# [The task]
Go through the records and extract every line with the word "this".

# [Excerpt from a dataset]
= = = =

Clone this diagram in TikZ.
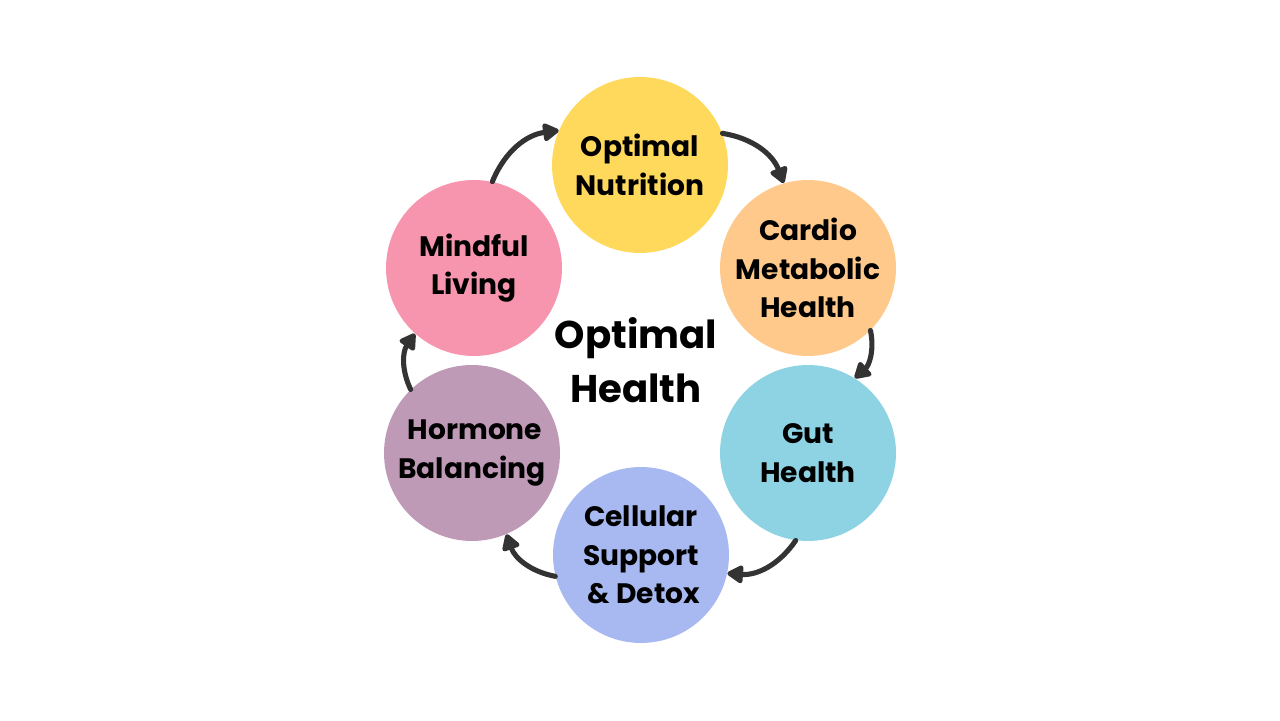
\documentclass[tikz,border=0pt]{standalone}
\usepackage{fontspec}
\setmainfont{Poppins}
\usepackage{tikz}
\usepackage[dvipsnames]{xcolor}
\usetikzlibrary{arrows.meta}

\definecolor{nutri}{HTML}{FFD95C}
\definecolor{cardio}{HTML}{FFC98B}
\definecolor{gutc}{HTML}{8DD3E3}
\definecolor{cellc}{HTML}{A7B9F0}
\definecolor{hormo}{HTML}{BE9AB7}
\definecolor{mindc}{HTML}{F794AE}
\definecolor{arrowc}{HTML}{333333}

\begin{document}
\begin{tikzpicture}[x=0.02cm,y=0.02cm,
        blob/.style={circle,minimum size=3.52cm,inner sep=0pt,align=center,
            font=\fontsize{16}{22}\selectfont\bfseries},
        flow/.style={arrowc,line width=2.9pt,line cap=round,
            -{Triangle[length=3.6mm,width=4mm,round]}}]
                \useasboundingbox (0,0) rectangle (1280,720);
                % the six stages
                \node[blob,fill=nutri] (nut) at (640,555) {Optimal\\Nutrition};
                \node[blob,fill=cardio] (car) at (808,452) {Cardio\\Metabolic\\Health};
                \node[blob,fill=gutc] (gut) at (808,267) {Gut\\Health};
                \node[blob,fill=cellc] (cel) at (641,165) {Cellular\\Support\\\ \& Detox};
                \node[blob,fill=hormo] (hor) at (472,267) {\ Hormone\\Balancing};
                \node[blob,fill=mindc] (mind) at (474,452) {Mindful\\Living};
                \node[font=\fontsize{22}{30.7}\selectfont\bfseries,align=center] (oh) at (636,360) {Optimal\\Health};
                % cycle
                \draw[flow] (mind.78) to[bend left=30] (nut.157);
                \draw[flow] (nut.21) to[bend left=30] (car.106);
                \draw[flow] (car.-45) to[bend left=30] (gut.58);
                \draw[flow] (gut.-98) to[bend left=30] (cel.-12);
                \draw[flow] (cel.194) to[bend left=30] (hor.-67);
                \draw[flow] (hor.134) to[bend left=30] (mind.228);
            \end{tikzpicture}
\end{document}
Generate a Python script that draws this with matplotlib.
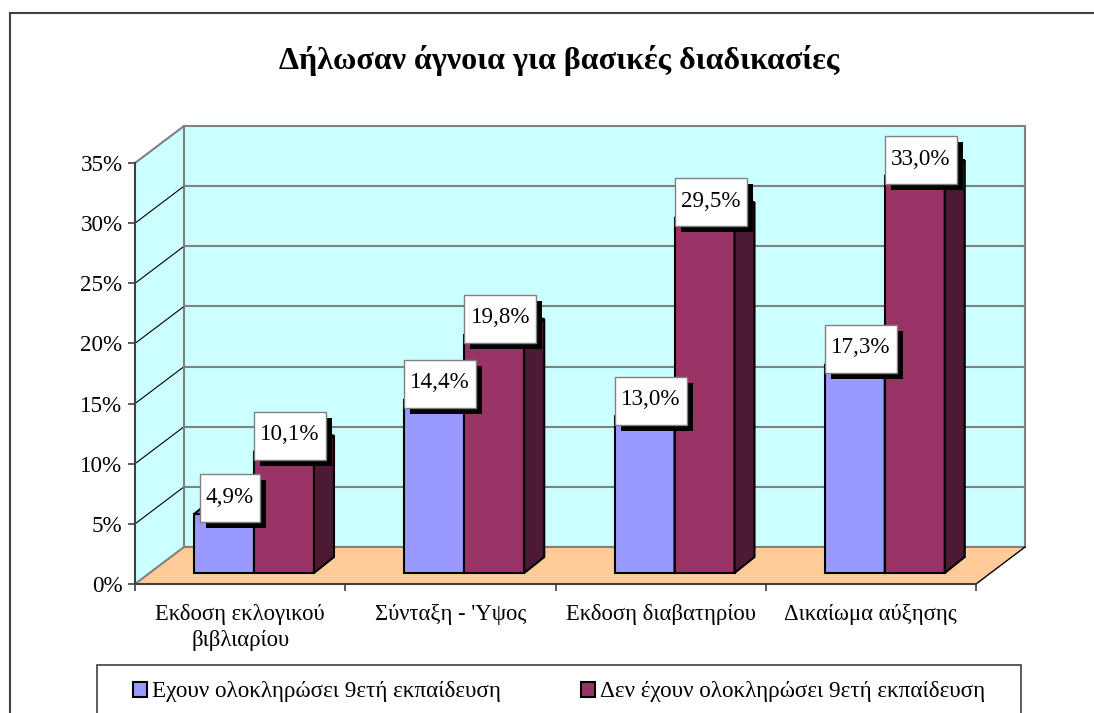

= = = =

# [Task output]
Clone this diagram in TikZ.
Generate a Python script that draws this with matplotlib.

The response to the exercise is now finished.